EUROPE – Credit default swap (CDS) spreads are a poor proxy for sovereign default risk, according to new research by Imperial College London, and therefore, there is little evidence to suggest the EU-wide ban on naked CDS positions will achieve its aims.
At a recent Peregrine Perspectives discussion series, Lara Cathcart, senior lecturer at Imperial College, presented evidence that trading activity alone did not have a meaningful impact on sovereign default risk, as it does not cause the cost of borrowing for countries to increase.
The increase in CDS spreads during the crisis was mainly due to a surge in liquidity rather than an increase in default risk, she said.

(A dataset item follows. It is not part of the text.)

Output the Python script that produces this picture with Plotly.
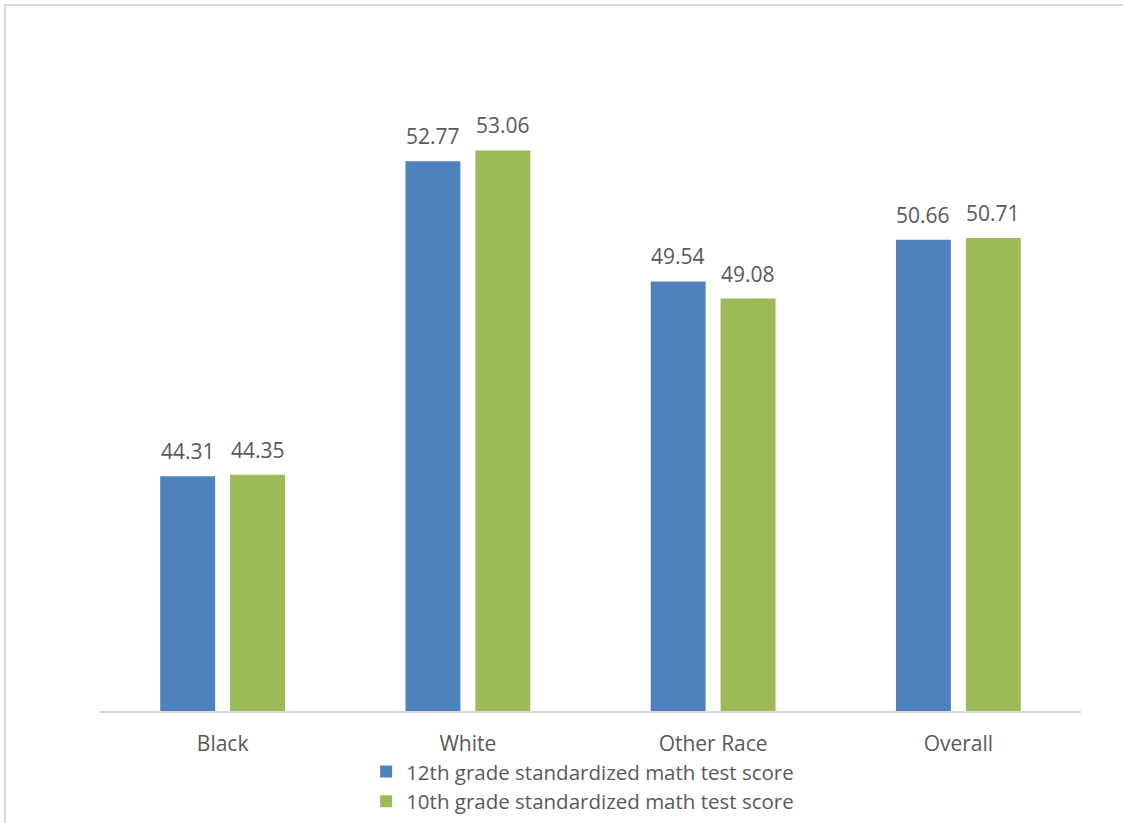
import plotly.graph_objects as go

categories = ["Black", "White", "Other Race", "Overall"]
grade12 = [44.31, 52.77, 49.54, 50.66]
grade10 = [44.35, 53.06, 49.08, 50.71]
series_names = ["12th grade standardized math test score", "10th grade standardized math test score"]

FONT = "Open Sans"
TXT = "#595959"
COLORS = ["#4F81BD", "#9BBB59"]

fig = go.Figure()
for name, vals, col in zip(series_names, [grade12, grade10], COLORS):
    fig.add_trace(go.Bar(x=categories, y=vals, name=name, marker_color=col, marker_line_width=0))

annotations = []
for vals, shift in zip([grade12, grade10], [-35, 35]):
    for c, v in zip(categories, vals):
        annotations.append(dict(x=c, y=v, text=f"{v:.2f}", showarrow=False, xshift=shift,
                                yanchor="bottom", yshift=9,
                                font=dict(size=21, color=TXT, family=FONT)))

fig.update_layout(
    width=1123, height=823,
    margin=dict(l=100, r=42, t=41, b=112, autoexpand=False),
    paper_bgcolor="white", plot_bgcolor="white",
    barmode="group", bargap=0.43, bargroupgap=0.214,
    font=dict(family=FONT, color=TXT, size=21),
    showlegend=True,
    legend=dict(orientation="v", x=0.492, xanchor="center", yref="container", y=0.044, yanchor="middle",
                font=dict(size=20.5, color=TXT, family=FONT), tracegroupgap=0,
                itemwidth=30, bgcolor="rgba(0,0,0,0)"),
    xaxis=dict(showline=True, linecolor="#D9D9D9", linewidth=2, ticks="outside", ticklen=13,
               tickcolor="rgba(0,0,0,0)",
               tickfont=dict(size=21, color=TXT, family=FONT), showgrid=False),
    yaxis=dict(range=[38, 56], visible=False, showgrid=False),
    annotations=annotations,
    shapes=[
        dict(type="line", xref="paper", yref="paper", x0=-0.097, x1=1.043, y0=1.0537, y1=1.0537,
             line=dict(color="#D9D9D9", width=2)),
        dict(type="line", xref="paper", yref="paper", x0=-0.0968, x1=-0.0968, y0=1.0537, y1=-0.17,
             line=dict(color="#D9D9D9", width=2)),
    ],
)

fig.write_html("out.html")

Panellist Paul Crean, co-founder and CIO of emerging market fixed income specialist Finisterre Capital, pointed out that investors often used CDS as liquid tools to hedge their underlying exposures against spread widening, not necessarily out of concerns for a possible default.
Politicians have formulated the EU-wide ban on naked CDS positions based on the belief that a high volume of naked positions can increase the likelihood of default of troubled countries, by increasing their cost of borrowing.
However, Crean cited evidence that the nominal volume of CDS positions alone was not big enough to have a meaningful impact on countries' bond markets.
He said: "CDS spreads are the symptoms – not the cause – of a country getting into trouble. Greece didn't get into trouble because of CDS – it got into trouble because of its spending policy. Investors were desperate to hedge out their risk, and turned to CDS."
He added that banning naked CDS would cause liquidity deterioration for investors trying to hedge their exposures and, as a likely effect, force borrowers into shortening the maturity of their debt.
He also argued that fixed income markets had been a hiding place for investors for the past few years – and that interest rates would normalise and investors need to hedge at some point.
"What is frightening," Crean said, "is that the ban on naked CDS is coming in at the very point investors will need CDS protection more than ever."